プロ野球「昭和の乱闘」は激しすぎる…張本勲がバットを持って大暴れ!相手チームの監督は「暴力団のやる行為だ」と非難
「野球できへんようにさすぞ!」
試合後、事態を重く見た中沢不二雄パ・リーグ会長が夜行列車で大阪入りし、調査を行った結果、中川球審の状況判断が悪かったとして処罰(内容は非公表)、水原監督に戒告的要望書を出す――の2つの措置を取り、張本に対しては、「体当たり自体については問題ない」と裁定。バットを持ってスペンサーに詰め寄った行為も、「暴力的行為と言うより、威嚇行為」と解釈し、「プレー以外の問題なので、直接連盟からは処置しない」と不問にされた。
要望書を受け取った水原監督は「ハリ、こういうのが来たぞ。バットを持って出ていったあとの行為は悪かった。それ以外は別に悪いことはなかったのだ。これからも大いにハッスルしていいんだぞ」と言い聞かせたという。大らかな時代だったことがうかがえる。
その後も張本は、1965年4月10日の東京(現・ロッテ)戦で、スパイクを立てて二塁に滑り込むラフプレーが原因で乱闘騒ぎになるなど、何度となくトラブルの主役になったが、23年間の現役生活で退場は1度もない。
巨人を経て、現役最後の2年間はロッテでプレーし、史上初の3000安打を達成。乱闘寸前の事態をド迫力の“止め役”になって鎮めたのが、1981年4月6日の西武戦だった。

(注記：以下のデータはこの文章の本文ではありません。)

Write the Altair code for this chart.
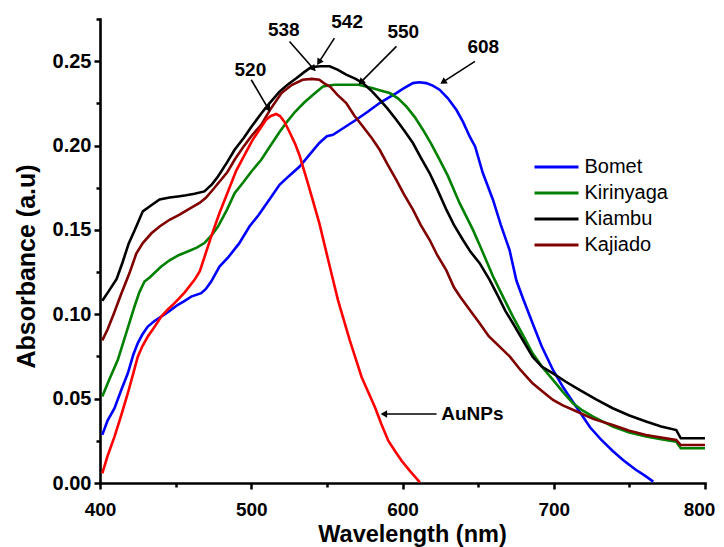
import altair as alt
import pandas as pd

# ---------------- data ----------------
series_names = ["Bomet", "Kirinyaga", "Kiambu", "Kajiado"]
series_colors = ["#0000FF", "#008000", "#000000", "#800000"]

bomet_nm = [401.5, 405, 409.6, 414, 418.4, 422, 425, 428, 431.6, 436, 440.5, 446, 451.5, 456, 460.3,
            466.9, 470, 473.5, 479, 485, 492, 498.8, 505, 512, 518.7, 525, 532, 538, 545, 550, 554,
            562, 569.4, 577, 584.9, 590, 595.9, 601, 606.9, 611, 615.7, 620, 624.5, 630, 635.6, 640,
            644.4, 648, 653, 659.8, 665, 670.8, 675.3, 679.6, 686, 692, 699.5, 706, 712.7, 718, 724,
            731, 739, 746, 754, 760, 765.8]
bomet_abs = [0.0285, 0.037, 0.0443, 0.055, 0.065, 0.076, 0.0829, 0.088, 0.0927, 0.096, 0.0986, 0.102,
             0.1056, 0.108, 0.1105, 0.1125, 0.115, 0.1194, 0.1283, 0.134, 0.142, 0.152, 0.159, 0.168,
             0.1767, 0.182, 0.1876, 0.194, 0.2015, 0.2055, 0.2064, 0.211, 0.2153, 0.220, 0.2252, 0.228,
             0.2311, 0.234, 0.237, 0.2375, 0.237, 0.2355, 0.2331, 0.228, 0.2212, 0.214, 0.2054, 0.1995,
             0.184, 0.1679, 0.153, 0.138, 0.120, 0.1095, 0.0947, 0.081, 0.067, 0.057, 0.048, 0.041,
             0.033, 0.026, 0.019, 0.0135, 0.008, 0.0045, 0.0008]

kirinyaga_nm = [401.5, 406, 411.8, 417, 422.8, 426, 429.4, 433, 440.5, 446, 452, 458, 464, 469, 474,
                478, 484, 489, 495, 500, 506.6, 512, 518.7, 524, 529, 535, 540.7, 547.4, 555, 562.8,
                571, 580.4, 586, 591.5, 597, 602.5, 608, 613.5, 619, 624.5, 630, 637.7, 646.6, 652,
                659.8, 666.4, 673, 680, 686, 693, 699.5, 706, 712.7, 719, 726, 739, 750, 761, 771, 781,
                784, 800]
kirinyaga_abs = [0.0512, 0.061, 0.073, 0.088, 0.1046, 0.113, 0.1194, 0.122, 0.1283, 0.132, 0.135, 0.1372,
                 0.1395, 0.1422, 0.147, 0.152, 0.162, 0.1718, 0.1785, 0.1845, 0.1916, 0.199, 0.208,
                 0.2145, 0.220, 0.2255, 0.230, 0.235, 0.236, 0.236, 0.236, 0.234, 0.2325, 0.2311, 0.228,
                 0.2232, 0.217, 0.2094, 0.201, 0.1916, 0.182, 0.166, 0.150, 0.139, 0.1225, 0.1105,
                 0.0986, 0.087, 0.0769, 0.068, 0.0611, 0.054, 0.0473, 0.043, 0.0393, 0.0334, 0.030,
                 0.0275, 0.026, 0.0245, 0.0206, 0.0206]

kiambu_nm = [401.5, 406, 411, 415, 419, 423, 428.3, 433, 439.4, 446, 451.5, 457, 462.5, 469, 474, 478,
             484, 489, 495, 500, 506.6, 512, 518.7, 524, 530, 535, 539.7, 546, 551.8, 557, 562.8, 569,
             573.8, 580, 584.9, 590, 595.9, 601, 606.9, 612, 617.9, 623, 629, 634, 640, 645, 651, 657.6,
             663, 668, 673, 680, 686, 692, 699.5, 708, 717, 728, 739, 750, 761, 771, 781, 784, 800]
kiambu_abs = [0.108, 0.114, 0.121, 0.131, 0.142, 0.150, 0.161, 0.164, 0.168, 0.1692, 0.1698, 0.1705,
              0.1714, 0.1728, 0.177, 0.1817, 0.190, 0.1975, 0.2045, 0.211, 0.219, 0.225, 0.232, 0.236,
              0.240, 0.2435, 0.2466, 0.247, 0.247, 0.245, 0.242, 0.2395, 0.237, 0.232, 0.2272, 0.222,
              0.2153, 0.209, 0.2015, 0.193, 0.1837, 0.174, 0.162, 0.153, 0.144, 0.137, 0.1303, 0.1204,
              0.111, 0.102, 0.0947, 0.084, 0.0749, 0.069, 0.065, 0.060, 0.0552, 0.0495, 0.0443, 0.040,
              0.0364, 0.0335, 0.0314, 0.0265, 0.0265]

kajiado_nm = [401.5, 405, 409, 414, 419.5, 424, 428.3, 434, 439.4, 446, 452.6, 459, 465.8, 470, 474.6,
              478, 484, 489, 495, 500, 506.6, 513, 520, 527, 534, 540, 545, 548, 552, 557, 562.8, 568,
              573.8, 580, 584.9, 590, 595.9, 601, 606.9, 612, 618, 623, 629, 634, 638, 645, 651, 657,
              664, 671, 678, 686, 693, 699.5, 706, 713, 726, 739, 750, 761, 771, 781, 784, 800]
kajiado_abs = [0.0845, 0.091, 0.100, 0.112, 0.1244, 0.136, 0.1422, 0.148, 0.152, 0.156, 0.159, 0.1625,
               0.166, 0.169, 0.1738, 0.1775, 0.184, 0.1916, 0.1995, 0.2055, 0.2123, 0.222, 0.2311, 0.236,
               0.239, 0.2395, 0.239, 0.237, 0.235, 0.230, 0.2252, 0.218, 0.2113, 0.204, 0.1975, 0.189,
               0.1797, 0.171, 0.162, 0.153, 0.144, 0.135, 0.126, 0.116, 0.1105, 0.102, 0.0947, 0.087,
               0.081, 0.0749, 0.067, 0.0591, 0.054, 0.0492, 0.046, 0.0433, 0.038, 0.0344, 0.031, 0.0285,
               0.027, 0.0255, 0.0225, 0.0225]

aunps_nm = [401.5, 405, 409.6, 414, 418.4, 422, 425, 428, 431.6, 436, 440.5, 445, 449.3, 456, 462.5,
            466, 473.5, 479, 484.5, 490, 495.6, 501, 506.6, 510, 513, 516.5, 519, 522, 525.3, 529, 532,
            538, 545, 552, 557.3, 565, 573, 581.8, 586, 590.6, 595, 599.4, 605, 611.5]
aunps_abs = [0.0057, 0.016, 0.0275, 0.040, 0.0532, 0.065, 0.0749, 0.081, 0.0868, 0.0925, 0.0986, 0.103,
             0.1066, 0.113, 0.1204, 0.1255, 0.146, 0.160, 0.1725, 0.185, 0.1945, 0.2035, 0.211, 0.2155,
             0.2175, 0.2187, 0.2175, 0.214, 0.208, 0.201, 0.194, 0.176, 0.154, 0.128, 0.1085, 0.085,
             0.0627, 0.0449, 0.035, 0.0251, 0.019, 0.0132, 0.007, 0.0004]

# peak annotations
ann_labels = ["520", "538", "542", "550", "608", "AuNPs"]
ann_text_nm = [499.4, 521.5, 563.4, 600.5, 653.4, 646.2]
ann_text_abs = [0.245, 0.2685, 0.2731, 0.2674, 0.2583, 0.0409]
arrow_tail_nm = [500, 525.3, 555, 596, 647.9, 622.5]
arrow_tail_abs = [0.239, 0.2617, 0.2637, 0.2588, 0.2499, 0.0409]
arrow_head_nm = [511, 540.7, 545.1, 573, 627.4, 588.4]
arrow_head_abs = [0.2222, 0.246, 0.2499, 0.238, 0.238, 0.0409]
arrow_angle = [149.6, 138.8, 212.7, 225, 237.2, 270]

x_ticks = [400, 450, 500, 550, 600, 650, 700, 750, 800]
y_ticks = [0, 0.025, 0.05, 0.075, 0.1, 0.125, 0.15, 0.175, 0.2, 0.225, 0.25, 0.275]

# ---------------- tables ----------------
rows = []
for name, xs, ys in zip(series_names,
                        [bomet_nm, kirinyaga_nm, kiambu_nm, kajiado_nm],
                        [bomet_abs, kirinyaga_abs, kiambu_abs, kajiado_abs]):
    for x, y in zip(xs, ys):
        rows.append({"series": name, "nm": x, "abs": y})
df = pd.DataFrame(rows)
df_au = pd.DataFrame({"nm": aunps_nm, "abs": aunps_abs})
df_ann = pd.DataFrame({"label": ann_labels, "nm": ann_text_nm, "abs": ann_text_abs})
df_arr = pd.DataFrame({"nm": arrow_tail_nm, "abs": arrow_tail_abs,
                       "nm2": arrow_head_nm, "abs2": arrow_head_abs})
df_head = pd.DataFrame({"nm": arrow_head_nm, "abs": arrow_head_abs, "ang": arrow_angle})

FONT = "Liberation Sans"

x_axis = alt.Axis(
    values=x_ticks,
    labelExpr="datum.value % 100 == 0 ? datum.label : ''",
    title="Wavelength (nm)",
    titleFontSize=23.5, titleFont=FONT, titleFontWeight="bold", titleColor="#000",
    titleX=312, titleY=58.7, titleBaseline="alphabetic",
    labelFontSize=19, labelFont=FONT, labelFontWeight="bold", labelColor="#000",
    labelPadding=11, labelFlush=False,
    labelOffset={"condition": {"test": "datum.value == 800", "value": -6}, "value": 0},
    tickSize={"condition": {"test": "datum.value % 100 == 0", "value": 6}, "value": 4},
    tickWidth=2.5, tickColor="#000",
    domainWidth=2.6, domainColor="#000", domainCap="square",
    grid=False,
)
y_axis = alt.Axis(
    values=y_ticks,
    labelExpr="round(datum.value*1000) % 50 == 0 ? format(datum.value, '.2f') : ''",
    title="Absorbance (a.u)",
    titleFontSize=25, titleFont=FONT, titleFontWeight="bold", titleColor="#000",
    titleX=-65.5, titleY=247, titleBaseline="alphabetic", titleAngle=270, titleAlign="center",
    labelFontSize=20, labelFont=FONT, labelFontWeight="bold", labelColor="#000",
    labelPadding=3, labelFlush=False,
    tickSize={"condition": {"test": "round(datum.value*1000) % 50 == 0", "value": 6}, "value": 4},
    tickWidth=2.5, tickColor="#000",
    domainWidth=2.6, domainColor="#000", domainCap="square",
    grid=False,
)

X = alt.X("nm:Q", scale=alt.Scale(domain=[400, 800], nice=False, zero=False), axis=x_axis)
Y = alt.Y("abs:Q", scale=alt.Scale(domain=[0, 0.275], nice=False, zero=False), axis=y_axis)

lines = alt.Chart(df).mark_line(strokeWidth=2.6).encode(
    x=X, y=Y,
    color=alt.Color(
        "series:N",
        scale=alt.Scale(domain=series_names, range=series_colors),
        legend=alt.Legend(
            title=None, orient="none", legendX=446.5, legendY=138,
            symbolType="M-2.75,0H2.75", symbolSize=256, symbolStrokeWidth=3,
            labelFont=FONT, labelFontSize=20, labelColor="#000", labelOffset=18,
            rowPadding=6, padding=0,
        ),
    ),
)

red = alt.Chart(df_au).mark_line(strokeWidth=2.6, color="#FF0000").encode(x=X, y=Y)

arrows = alt.Chart(df_arr).mark_rule(strokeWidth=1.6, color="#000").encode(
    x=X, y=Y, x2="nm2:Q", y2="abs2:Q"
)
heads = alt.Chart(df_head).mark_point(shape="triangle", filled=True, size=55, color="#000", opacity=1).encode(
    x=X, y=Y, angle=alt.Angle("ang:Q", scale=None)
)
texts = alt.Chart(df_ann).mark_text(
    font=FONT, fontSize=19, fontWeight="bold", color="#000", baseline="middle", align="center"
).encode(x=X, y=Y, text="label:N")

chart = alt.layer(lines, red, arrows, heads, texts).properties(
    width=605, height=464,
    padding={"left": 92, "top": 11, "right": 11, "bottom": 66},
    autosize=alt.AutoSizeParams(type="none"),
).configure_view(stroke=None)

chart.save("out.html", embed_options={"renderer": "svg", "actions": False})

2回、西武のルーキー・石毛宏典が奥江英幸から左手首に死球を受け、その場にうずくまった。直後、捕手が「バットだ(ファウル)」とアピールしたことから、怒った西武ナインがベンチを飛び出し、本塁付近でもみ合いになった。
だが、張本が「お前らいい加減にせんと、野球できへんようにさすぞ!」と一喝すると、たちまち全員シュンとなり、一瞬にして騒ぎは収まったという。